### [DATASET EXCERPT]
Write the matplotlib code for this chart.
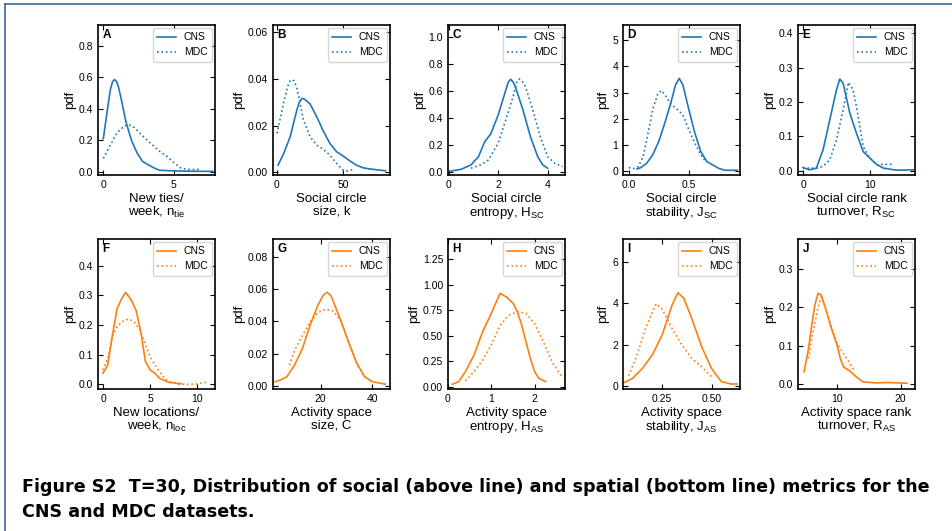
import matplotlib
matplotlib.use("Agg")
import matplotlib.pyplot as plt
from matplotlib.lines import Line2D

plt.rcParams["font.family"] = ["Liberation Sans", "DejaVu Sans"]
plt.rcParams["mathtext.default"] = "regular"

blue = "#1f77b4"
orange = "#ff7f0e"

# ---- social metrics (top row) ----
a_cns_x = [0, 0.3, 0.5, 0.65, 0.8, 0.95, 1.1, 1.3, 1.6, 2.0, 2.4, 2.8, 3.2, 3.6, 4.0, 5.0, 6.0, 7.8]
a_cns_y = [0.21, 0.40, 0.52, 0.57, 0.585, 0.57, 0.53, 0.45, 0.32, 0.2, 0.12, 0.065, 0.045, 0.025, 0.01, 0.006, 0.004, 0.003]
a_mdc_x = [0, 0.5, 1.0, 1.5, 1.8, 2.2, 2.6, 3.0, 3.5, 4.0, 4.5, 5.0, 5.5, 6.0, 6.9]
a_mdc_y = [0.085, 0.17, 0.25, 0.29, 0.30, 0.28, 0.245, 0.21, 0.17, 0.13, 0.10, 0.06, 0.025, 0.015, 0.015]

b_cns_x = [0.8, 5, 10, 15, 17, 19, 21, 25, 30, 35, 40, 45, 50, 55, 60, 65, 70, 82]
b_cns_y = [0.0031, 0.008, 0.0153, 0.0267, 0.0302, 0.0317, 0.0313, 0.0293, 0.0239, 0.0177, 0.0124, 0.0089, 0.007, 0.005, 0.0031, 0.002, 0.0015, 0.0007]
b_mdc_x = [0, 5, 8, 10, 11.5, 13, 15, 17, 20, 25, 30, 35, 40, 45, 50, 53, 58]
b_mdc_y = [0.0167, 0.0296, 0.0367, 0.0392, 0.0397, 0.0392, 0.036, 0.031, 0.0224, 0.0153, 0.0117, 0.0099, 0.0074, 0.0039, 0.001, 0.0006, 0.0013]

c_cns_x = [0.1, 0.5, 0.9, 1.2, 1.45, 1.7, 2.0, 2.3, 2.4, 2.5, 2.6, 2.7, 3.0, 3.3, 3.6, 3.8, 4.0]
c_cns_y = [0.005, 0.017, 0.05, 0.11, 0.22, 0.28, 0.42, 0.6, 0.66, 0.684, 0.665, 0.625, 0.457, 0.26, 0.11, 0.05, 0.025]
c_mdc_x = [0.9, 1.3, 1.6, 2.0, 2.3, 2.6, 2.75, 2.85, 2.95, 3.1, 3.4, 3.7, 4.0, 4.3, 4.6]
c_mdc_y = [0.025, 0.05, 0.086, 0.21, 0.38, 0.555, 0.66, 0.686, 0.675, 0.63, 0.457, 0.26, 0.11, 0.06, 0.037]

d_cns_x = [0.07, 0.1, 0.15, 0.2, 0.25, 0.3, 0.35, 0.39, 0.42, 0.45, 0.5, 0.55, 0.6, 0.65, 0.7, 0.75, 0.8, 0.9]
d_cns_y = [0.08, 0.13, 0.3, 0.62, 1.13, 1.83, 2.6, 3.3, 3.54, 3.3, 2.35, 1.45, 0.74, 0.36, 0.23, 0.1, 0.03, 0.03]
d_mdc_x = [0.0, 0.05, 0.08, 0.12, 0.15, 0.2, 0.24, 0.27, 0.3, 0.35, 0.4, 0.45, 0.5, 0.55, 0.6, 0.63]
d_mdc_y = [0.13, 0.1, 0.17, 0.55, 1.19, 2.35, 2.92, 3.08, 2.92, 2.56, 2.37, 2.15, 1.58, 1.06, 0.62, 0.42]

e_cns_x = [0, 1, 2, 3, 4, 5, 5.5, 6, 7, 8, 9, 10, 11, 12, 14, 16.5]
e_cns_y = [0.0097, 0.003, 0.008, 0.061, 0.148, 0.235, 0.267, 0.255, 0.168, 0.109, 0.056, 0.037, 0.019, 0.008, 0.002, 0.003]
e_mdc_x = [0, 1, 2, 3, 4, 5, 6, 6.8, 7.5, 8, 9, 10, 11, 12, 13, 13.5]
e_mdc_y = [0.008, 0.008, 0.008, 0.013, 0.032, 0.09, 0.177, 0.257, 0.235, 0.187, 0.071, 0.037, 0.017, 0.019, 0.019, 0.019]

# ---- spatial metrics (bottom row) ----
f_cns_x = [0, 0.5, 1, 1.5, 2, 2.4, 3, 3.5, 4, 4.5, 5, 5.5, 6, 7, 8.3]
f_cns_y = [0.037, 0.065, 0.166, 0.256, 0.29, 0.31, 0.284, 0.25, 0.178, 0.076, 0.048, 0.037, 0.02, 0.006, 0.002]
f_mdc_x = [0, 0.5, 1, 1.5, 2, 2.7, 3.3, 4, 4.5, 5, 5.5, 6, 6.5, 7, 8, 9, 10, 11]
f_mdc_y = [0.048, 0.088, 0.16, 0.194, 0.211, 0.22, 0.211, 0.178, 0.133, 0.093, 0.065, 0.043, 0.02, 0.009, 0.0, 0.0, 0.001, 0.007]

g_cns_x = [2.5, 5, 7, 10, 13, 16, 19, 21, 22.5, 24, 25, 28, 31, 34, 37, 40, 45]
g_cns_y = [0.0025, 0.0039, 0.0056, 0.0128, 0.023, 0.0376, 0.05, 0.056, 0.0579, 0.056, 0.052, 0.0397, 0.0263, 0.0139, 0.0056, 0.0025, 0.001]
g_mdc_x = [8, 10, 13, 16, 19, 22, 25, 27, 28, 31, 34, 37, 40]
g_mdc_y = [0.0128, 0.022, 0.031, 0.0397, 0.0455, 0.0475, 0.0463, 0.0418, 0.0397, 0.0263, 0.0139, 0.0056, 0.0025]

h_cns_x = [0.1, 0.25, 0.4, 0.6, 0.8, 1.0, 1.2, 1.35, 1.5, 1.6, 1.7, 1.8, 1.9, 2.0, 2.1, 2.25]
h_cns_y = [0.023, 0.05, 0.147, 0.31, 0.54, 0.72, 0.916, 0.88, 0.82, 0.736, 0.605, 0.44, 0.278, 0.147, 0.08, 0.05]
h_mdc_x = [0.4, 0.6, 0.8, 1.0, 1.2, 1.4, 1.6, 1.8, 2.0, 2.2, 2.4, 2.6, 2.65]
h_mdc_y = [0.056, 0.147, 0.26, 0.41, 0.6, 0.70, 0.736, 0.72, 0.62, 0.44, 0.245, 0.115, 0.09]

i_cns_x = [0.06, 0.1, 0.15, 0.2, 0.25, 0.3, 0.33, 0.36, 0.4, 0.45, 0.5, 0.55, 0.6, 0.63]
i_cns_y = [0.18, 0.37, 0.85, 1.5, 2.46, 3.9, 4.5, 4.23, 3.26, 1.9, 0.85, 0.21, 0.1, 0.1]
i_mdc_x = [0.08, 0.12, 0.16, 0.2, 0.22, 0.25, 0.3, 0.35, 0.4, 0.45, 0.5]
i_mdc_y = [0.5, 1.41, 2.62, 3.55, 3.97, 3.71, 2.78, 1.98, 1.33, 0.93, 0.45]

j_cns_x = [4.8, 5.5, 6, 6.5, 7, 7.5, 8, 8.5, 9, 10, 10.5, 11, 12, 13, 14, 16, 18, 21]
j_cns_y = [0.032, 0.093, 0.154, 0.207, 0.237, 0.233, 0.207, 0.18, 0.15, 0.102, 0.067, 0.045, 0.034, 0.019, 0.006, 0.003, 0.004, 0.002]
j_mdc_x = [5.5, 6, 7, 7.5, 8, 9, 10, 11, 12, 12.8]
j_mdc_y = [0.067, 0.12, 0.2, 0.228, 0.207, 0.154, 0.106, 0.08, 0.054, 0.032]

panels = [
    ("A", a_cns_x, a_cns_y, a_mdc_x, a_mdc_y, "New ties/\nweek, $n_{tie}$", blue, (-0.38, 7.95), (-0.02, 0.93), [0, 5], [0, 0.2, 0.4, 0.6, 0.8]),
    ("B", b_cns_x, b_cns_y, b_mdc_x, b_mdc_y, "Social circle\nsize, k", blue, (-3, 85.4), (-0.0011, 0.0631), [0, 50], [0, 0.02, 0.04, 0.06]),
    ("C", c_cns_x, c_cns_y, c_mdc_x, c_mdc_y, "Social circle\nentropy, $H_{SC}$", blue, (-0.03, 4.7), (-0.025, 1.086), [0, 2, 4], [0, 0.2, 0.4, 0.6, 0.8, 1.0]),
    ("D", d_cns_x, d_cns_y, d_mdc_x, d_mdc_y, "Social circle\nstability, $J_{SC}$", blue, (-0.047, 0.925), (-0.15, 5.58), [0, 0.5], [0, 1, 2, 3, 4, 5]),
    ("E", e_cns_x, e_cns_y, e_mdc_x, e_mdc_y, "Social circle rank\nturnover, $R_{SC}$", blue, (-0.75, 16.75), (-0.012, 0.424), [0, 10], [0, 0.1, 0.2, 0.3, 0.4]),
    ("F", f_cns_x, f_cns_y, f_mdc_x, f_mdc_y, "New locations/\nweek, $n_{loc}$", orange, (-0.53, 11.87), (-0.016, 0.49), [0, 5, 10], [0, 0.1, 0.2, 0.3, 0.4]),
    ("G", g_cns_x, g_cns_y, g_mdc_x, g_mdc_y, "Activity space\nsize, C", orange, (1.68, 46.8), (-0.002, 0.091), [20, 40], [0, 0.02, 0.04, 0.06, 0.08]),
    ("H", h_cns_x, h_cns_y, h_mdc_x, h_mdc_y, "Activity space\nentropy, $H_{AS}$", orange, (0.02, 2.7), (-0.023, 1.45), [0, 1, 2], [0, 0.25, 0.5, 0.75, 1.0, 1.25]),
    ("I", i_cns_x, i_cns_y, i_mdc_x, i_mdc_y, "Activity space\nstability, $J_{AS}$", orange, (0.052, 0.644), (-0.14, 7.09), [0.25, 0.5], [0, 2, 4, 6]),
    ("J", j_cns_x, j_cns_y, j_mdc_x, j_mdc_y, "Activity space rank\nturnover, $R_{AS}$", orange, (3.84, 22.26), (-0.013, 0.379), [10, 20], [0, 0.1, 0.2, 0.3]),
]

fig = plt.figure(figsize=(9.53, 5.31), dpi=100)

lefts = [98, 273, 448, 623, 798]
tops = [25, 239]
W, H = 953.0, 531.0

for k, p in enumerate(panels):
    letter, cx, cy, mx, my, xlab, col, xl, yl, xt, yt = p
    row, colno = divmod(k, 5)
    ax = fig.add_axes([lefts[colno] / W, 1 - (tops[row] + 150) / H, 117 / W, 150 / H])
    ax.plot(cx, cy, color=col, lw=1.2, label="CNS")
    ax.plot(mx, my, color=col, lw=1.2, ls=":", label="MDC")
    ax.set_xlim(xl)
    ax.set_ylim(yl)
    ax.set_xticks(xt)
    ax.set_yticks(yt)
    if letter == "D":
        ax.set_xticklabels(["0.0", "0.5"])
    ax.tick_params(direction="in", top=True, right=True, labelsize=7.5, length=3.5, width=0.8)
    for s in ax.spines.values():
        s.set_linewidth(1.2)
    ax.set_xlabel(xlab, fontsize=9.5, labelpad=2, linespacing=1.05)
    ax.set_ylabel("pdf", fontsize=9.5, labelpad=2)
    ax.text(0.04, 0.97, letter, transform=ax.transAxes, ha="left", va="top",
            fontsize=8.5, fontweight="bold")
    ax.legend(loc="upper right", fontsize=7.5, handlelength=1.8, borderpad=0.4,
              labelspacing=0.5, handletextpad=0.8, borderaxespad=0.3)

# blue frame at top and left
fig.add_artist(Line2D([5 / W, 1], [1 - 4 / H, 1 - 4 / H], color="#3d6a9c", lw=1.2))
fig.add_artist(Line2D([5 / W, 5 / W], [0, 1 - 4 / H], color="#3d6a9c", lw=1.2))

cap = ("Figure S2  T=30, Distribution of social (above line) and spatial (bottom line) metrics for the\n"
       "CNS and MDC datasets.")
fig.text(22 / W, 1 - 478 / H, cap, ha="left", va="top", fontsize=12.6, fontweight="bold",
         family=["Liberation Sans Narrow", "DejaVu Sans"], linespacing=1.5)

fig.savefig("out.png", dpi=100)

### [WHAT TO WORK ON]
With all pictures left out, please transcribe exactly the lines from the start of the material through the line with "0.001, 0.0006, 0.0013]".

### [WRITTEN SOLUTION]
Write the matplotlib code for this chart.
import matplotlib
matplotlib.use("Agg")
import matplotlib.pyplot as plt
from matplotlib.lines import Line2D

plt.rcParams["font.family"] = ["Liberation Sans", "DejaVu Sans"]
plt.rcParams["mathtext.default"] = "regular"

blue = "#1f77b4"
orange = "#ff7f0e"

# ---- social metrics (top row) ----
a_cns_x = [0, 0.3, 0.5, 0.65, 0.8, 0.95, 1.1, 1.3, 1.6, 2.0, 2.4, 2.8, 3.2, 3.6, 4.0, 5.0, 6.0, 7.8]
a_cns_y = [0.21, 0.40, 0.52, 0.57, 0.585, 0.57, 0.53, 0.45, 0.32, 0.2, 0.12, 0.065, 0.045, 0.025, 0.01, 0.006, 0.004, 0.003]
a_mdc_x = [0, 0.5, 1.0, 1.5, 1.8, 2.2, 2.6, 3.0, 3.5, 4.0, 4.5, 5.0, 5.5, 6.0, 6.9]
a_mdc_y = [0.085, 0.17, 0.25, 0.29, 0.30, 0.28, 0.245, 0.21, 0.17, 0.13, 0.10, 0.06, 0.025, 0.015, 0.015]

b_cns_x = [0.8, 5, 10, 15, 17, 19, 21, 25, 30, 35, 40, 45, 50, 55, 60, 65, 70, 82]
b_cns_y = [0.0031, 0.008, 0.0153, 0.0267, 0.0302, 0.0317, 0.0313, 0.0293, 0.0239, 0.0177, 0.0124, 0.0089, 0.007, 0.005, 0.0031, 0.002, 0.0015, 0.0007]
b_mdc_x = [0, 5, 8, 10, 11.5, 13, 15, 17, 20, 25, 30, 35, 40, 45, 50, 53, 58]
b_mdc_y = [0.0167, 0.0296, 0.0367, 0.0392, 0.0397, 0.0392, 0.036, 0.031, 0.0224, 0.0153, 0.0117, 0.0099, 0.0074, 0.0039, 0.001, 0.0006, 0.0013]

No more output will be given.